Le projet ICIBA (Intérêts des Cultures Innovantes de Blé Associé), prend fin cette année et nous livre ses résultats

Ce projet a émergé en 2020 en région Centre val de Loire en réponse à un appel à projet de FranceAgriMer. Il fait suite à l’interdiction des traitements de semences à base de néonicotinoïdes, en septembre 2018, qui a rendu difficile la gestion des insectes d’automne sur céréales. Or les pucerons d’automne et cicadelles occasionnent d’importants dégâts sur la production de blé, du fait des viroses qu’ils transmettent. D’où l’idée d’évaluer une méthode de lutte alternative : l’association du blé à des plantes compagnes dès l’automne. L’hypothèse de départ postule que ces couverts peuvent perturber les ravageurs d’automne et/ou favoriser leurs ennemis naturels (hyménoptères parasitoïdes, syrphes, coccinelles…) en leur apportant des ressources en nectar et en hôtes alternatifs. Différents partenaires techniques et scientifiques se sont donc rassemblés pour travailler sur cette question : les chambres départementales d’agriculture de l’Indre et du Loiret et régionale Centre-Val de Loire, la FDGEDA 18, la Société Coopérative d’Eure-et-Loir (SCAEL), FREDON Centre-Val de Loire, l’Institut Agro Rennes Angers ainsi que le Laboratoire d’Eco-Entomologie.
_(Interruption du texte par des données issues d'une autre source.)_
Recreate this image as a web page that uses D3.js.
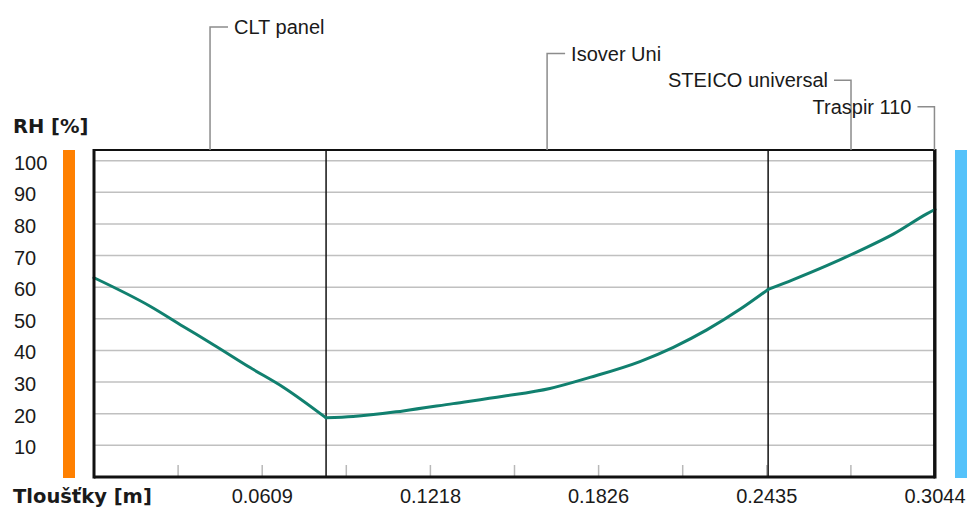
<!DOCTYPE html>
<html>
<head>
<meta charset="utf-8">
<script src="https://cdn.jsdelivr.net/npm/d3@7"></script>
<style>
  html, body { margin: 0; padding: 0; background: #fff; }
  svg { display: block; }
</style>
</head>
<body>
<svg id="chart" width="972" height="508"></svg>
<script>
// ---- data ----
const layerNames = ["CLT panel", "Isover Uni", "STEICO universal", "Traspir 110"];
const layerThickness = [0.084, 0.16, 0.06, 0.0004];   // m
const totalThickness = 0.3044;
const xTickValues = [0.0609, 0.1218, 0.1826, 0.2435, 0.3044];
const xTickLabels = ["0.0609", "0.1218", "0.1826", "0.2435", "0.3044"];
const yTickValues = [10, 20, 30, 40, 50, 60, 70, 80, 90, 100];
const rhPosition = [0, 0.0203, 0.0323, 0.0444, 0.0565, 0.0685, 0.084, 0.0938, 0.1119, 0.1300, 0.1481, 0.1650, 0.1795, 0.1976, 0.2097, 0.2218, 0.2338, 0.244, 0.2531, 0.2652, 0.2772, 0.2893, 0.3014, 0.3044];
const rhValues   = [63.0, 54.0, 47.6, 41.2, 34.6, 28.4, 18.7, 19.1, 20.9, 23.2, 25.5, 28.0, 31.5, 36.5, 41.0, 46.5, 53.0, 59.3, 62.4, 66.8, 71.6, 76.8, 83.2, 84.6];

// ---- layout ----
const svg = d3.select("#chart");
const pLeft = 94, pRight = 935, pTop = 150, pBottom = 477;
const x = d3.scaleLinear().domain([0, totalThickness]).range([pLeft, pRight]);
const y = d3.scaleLinear().domain([0, 100]).range([pBottom, 160.7]);
const regFont = "'Liberation Sans', Arial, sans-serif";
const boldFont = "'DejaVu Sans', sans-serif";
const textCol = "#1a1a1a";

// side bars
svg.append("rect").attr("x", 63).attr("y", pTop).attr("width", 12).attr("height", pBottom - pTop + 1).attr("fill", "#ff8000");
svg.append("rect").attr("x", 955).attr("y", pTop).attr("width", 12).attr("height", pBottom - pTop + 1).attr("fill", "#55c2fa");

// gridlines
svg.append("g").selectAll("line").data(yTickValues).join("line")
  .attr("x1", pLeft).attr("x2", pRight)
  .attr("y1", d => y(d)).attr("y2", d => y(d))
  .attr("stroke", "#c0c0c0").attr("stroke-width", 1.5);

// minor ticks at bottom
const minorTicks = d3.range(1, 10).map(i => i * totalThickness / 10);
svg.append("g").selectAll("line").data(minorTicks).join("line")
  .attr("x1", d => x(d)).attr("x2", d => x(d))
  .attr("y1", pBottom - 12).attr("y2", pBottom)
  .attr("stroke", "#b8b8b8").attr("stroke-width", 1.5);

// layer boundaries
const bounds = d3.cumsum(layerThickness).slice(0, -1);
svg.append("g").selectAll("line").data(bounds).join("line")
  .attr("x1", d => x(d)).attr("x2", d => x(d))
  .attr("y1", pTop).attr("y2", pBottom)
  .attr("stroke", "#111").attr("stroke-width", 1.5);

// RH line, smoothed within each layer
const pts = rhPosition.map((p, i) => [p, rhValues[i]]);
const edges = [0, ...bounds.slice(0, 2), totalThickness];
const eps = 1e-9;
const segs = d3.range(edges.length - 1).map(k =>
  pts.filter(d => d[0] >= edges[k] - eps && d[0] <= edges[k + 1] + eps));
const line = d3.line().x(d => x(d[0])).y(d => y(d[1])).curve(d3.curveMonotoneX);
svg.append("g").selectAll("path").data(segs).join("path")
  .attr("fill", "none").attr("stroke", "#11806f").attr("stroke-width", 3)
  .attr("stroke-linejoin", "round").attr("stroke-linecap", "round")
  .attr("d", line);

// frame
svg.append("line").attr("x1", pLeft).attr("x2", pRight).attr("y1", pTop).attr("y2", pTop).attr("stroke", "#111").attr("stroke-width", 2);
svg.append("line").attr("x1", pLeft).attr("x2", pRight).attr("y1", pBottom).attr("y2", pBottom).attr("stroke", "#111").attr("stroke-width", 3);
svg.append("line").attr("x1", pLeft).attr("x2", pLeft).attr("y1", pTop - 1).attr("y2", pBottom + 1.5).attr("stroke", "#111").attr("stroke-width", 3);
svg.append("line").attr("x1", pRight).attr("x2", pRight).attr("y1", pTop - 1).attr("y2", pBottom + 1.5).attr("stroke", "#111").attr("stroke-width", 3);

// layer labels with leaders
const starts = [0, ...bounds];
layerNames.forEach((name, i) => {
  const mid = x(starts[i] + layerThickness[i] / 2);
  const ly = 27 + i * 26.6;
  const onRight = i < 2;
  const hx = onRight ? mid + 18 : mid - 17;
  svg.append("path")
    .attr("d", `M${mid},${pTop} V${ly} H${hx}`)
    .attr("fill", "none").attr("stroke", "#8c8c8c").attr("stroke-width", 1.5);
  svg.append("text")
    .attr("x", onRight ? hx + 6 : hx - 6).attr("y", ly)
    .attr("dy", "0.35em")
    .attr("text-anchor", onRight ? "start" : "end")
    .attr("font-family", regFont).attr("font-size", 20).attr("fill", textCol)
    .text(name);
});

// y tick labels
svg.append("g").selectAll("text").data(yTickValues).join("text")
  .attr("x", 14).attr("y", d => y(d) + 2).attr("dy", "0.35em")
  .attr("font-family", regFont).attr("font-size", 20).attr("fill", textCol)
  .text(d => d);

// x tick labels
svg.append("g").selectAll("text").data(xTickValues).join("text")
  .attr("x", d => x(d)).attr("y", 496).attr("dy", "0.35em")
  .attr("text-anchor", "middle")
  .attr("font-family", regFont).attr("font-size", 20).attr("fill", textCol)
  .text((d, i) => xTickLabels[i]);

// axis titles
svg.append("text").attr("x", 13).attr("y", 126).attr("dy", "0.35em")
  .attr("font-family", boldFont).attr("font-weight", "bold").attr("font-size", 19.5).attr("fill", textCol)
  .text("RH [%]");
svg.append("text").attr("x", 13).attr("y", 496).attr("dy", "0.35em")
  .attr("font-family", boldFont).attr("font-weight", "bold").attr("font-size", 19.5).attr("fill", textCol)
  .text("Tloušťky [m]");
</script>
</body>
</html>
Mise en place du projet sur le terrain

La première et la deuxième année du projet, des essais en micro-parcelles ont d’abord permis d’évaluer différentes espèces candidates pour l’association avec le blé et d’en faire une sélection plus restreinte, selon des critères de levée, développement et impact sur le résultat du blé. Les quatre essais mis en place dans le 18, 28, 36, et 45 ont abouti au choix du pois, de la féverole et de la vesce pour la suite du projet. Ces espèces ont ensuite été implantées en grandes bandes (20 m x 60 m minimum) la deuxième et troisième année du projet, pour en mesurer les effets sur les ravageurs d’automne et les auxiliaires permettant de les réguler. Sur les trois années, 25 essais en bandes ont été suivis.

Les couverts étaient semés dans la mesure du possible début août pour qu’ils soient suffisamment développés lors de l’arrivée des insectes d’automne, en travail simplifié ou en direct pour maintenir la fraîcheur du sol et assurer la réussite de la levée. Le blé était semé en direct dans les couverts à l’automne, ou seul dans la modalité témoin. Les arthropodes ont été suivis régulièrement à l’automne par des piégeages (par des cuvettes jaunes, plaques jaunes engluées et pièges Barber), par des observations visuelles directes et par aspirations. Des analyses biochimiques ont été menées pour étudier l’alimentation des guêpes parasitoïdes des pucerons et déterminer si les couverts leur apportaient des ressources. Le rendement et le taux de protéine du blé ont été mesurés à la récolte.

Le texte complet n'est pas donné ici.